Schlimm daran sind auch die Kommentare, Smilies und Äußerungen. Das ist sehr, sehr besorgniserregend, weil die Hemmschwelle scheinbar immer weiter sinkt. Kinder verrohen!

Es gibt überdies im Moment den Trend, dass Soldaten an der Front in der Ukraine sogenannte TikTok-Livestreams machen, das heißt, sie haben GoPro-Kameras am Helm und streamen dann live von der Front – und unsere Kinder sind live dabei.

Es treten auch immer wieder gesundheitsgefährdende Trends wie die Blackout- oder Hot-Chip-Challenge auf, das ist einfach unaufhaltsam.

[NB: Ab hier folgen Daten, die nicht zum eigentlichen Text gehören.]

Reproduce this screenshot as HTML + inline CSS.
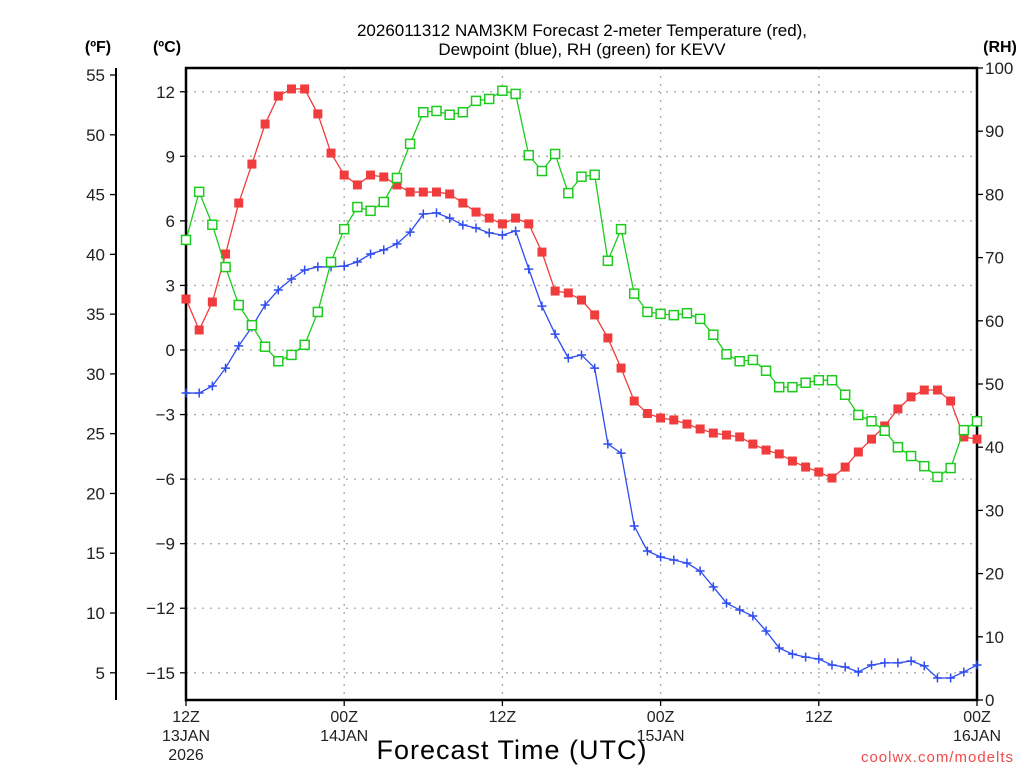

Sie sind Schulleiterin. Haben Sie das Gefühl, dass die Schulen um die Gefahren für unsere Kinder wissen und entsprechend handeln?

Absolut nicht. Das Bewusstsein, dass wir eine Verantwortung haben, wir in der Schule, Elternhäusern, aber auch Gesellschaft, ist, glaube ich, immer noch nicht ausreichend verankert. Ich habe nicht mit der Resonanz auf mein Buch in der Form gerechnet, dass viele Schulen mit Fragen zum Beispiel zu unserer Social Media-Sprechstunde auf mich zukommen oder um ein Referat bitten.

Sie sind die erste niedersächsische  Digitalbotschafterin. Was machen Sie da konkret und hilft das bei Ihrem  Anliegen?

Ich bin ein überzeugter Fan von Netzwerkarbeit. Wir sollten kollaborieren. Wir, das heißt Menschen aus unterschiedlichesten Bereichen: Bildung, Wirtschaft, Industrie, Politik und Zivilgesellschaft. Ich bin keine Gegnerin der Digitalisierung. Im Gegenteil: Ich arbeite an einer digitalen Schule, gestalte diese Prozesse maßgeblich mit. Man sagt oft, weil ich auf die Missstände in den sozialen Medien hinweise, ich sei gegen die Digitalisierung. Aber ich stelle mich den Aufgaben der Transformation.

Das ist doch ein Pakt mit dem Teufel.  Gerade dann, wenn wir versuchen, die Kinder über Social Media zu erreichen. Was wünschen Sie sich von den  Kreativen?

Insgesamt knapp 64 Stunden beträgt die Internetnutzung pro Woche bei Jugendlichen laut einer aktuellen Postbank-Studie. Mädchen sind sieben Stunden länger online als die Jungen. Kommunikation, Sozialisation und Charakterbildung verlagert sich in Netzwerke. Das grundsätzliche Interesse an anderen, dieses Sehen, ob es jemandem gut oder schlecht geht, das nimmt ab. Und übrigens auch die Einsatzbereitschaft für das Allgemeinwohl. Die Mediennutzung unserer Kinder hat also eine gewaltige Relevanz. 

Von den Kreativen wünsche ich mir, dass sie aus den Augen und den Herzen der Kinder sehen, um dann genau zu überlegen, ob man eine Entscheidung aus kommerziellen Gründen treffen darf oder nicht. Wenn wir bei den Machern der Plattformen sind, dann glaube ich, haben sie jegliches moralisches Gefühl verloren. Ein Mitarbeiter von TikTok sagte neulich in den Tagesthemen, wenn er ein Kind hätte, dürfe das niemals TikTok konsumieren. Das sagt dann alles.

Dieses Gespräch ist aus der Passion #13, dem Kundenmagazin von BerlinDruck.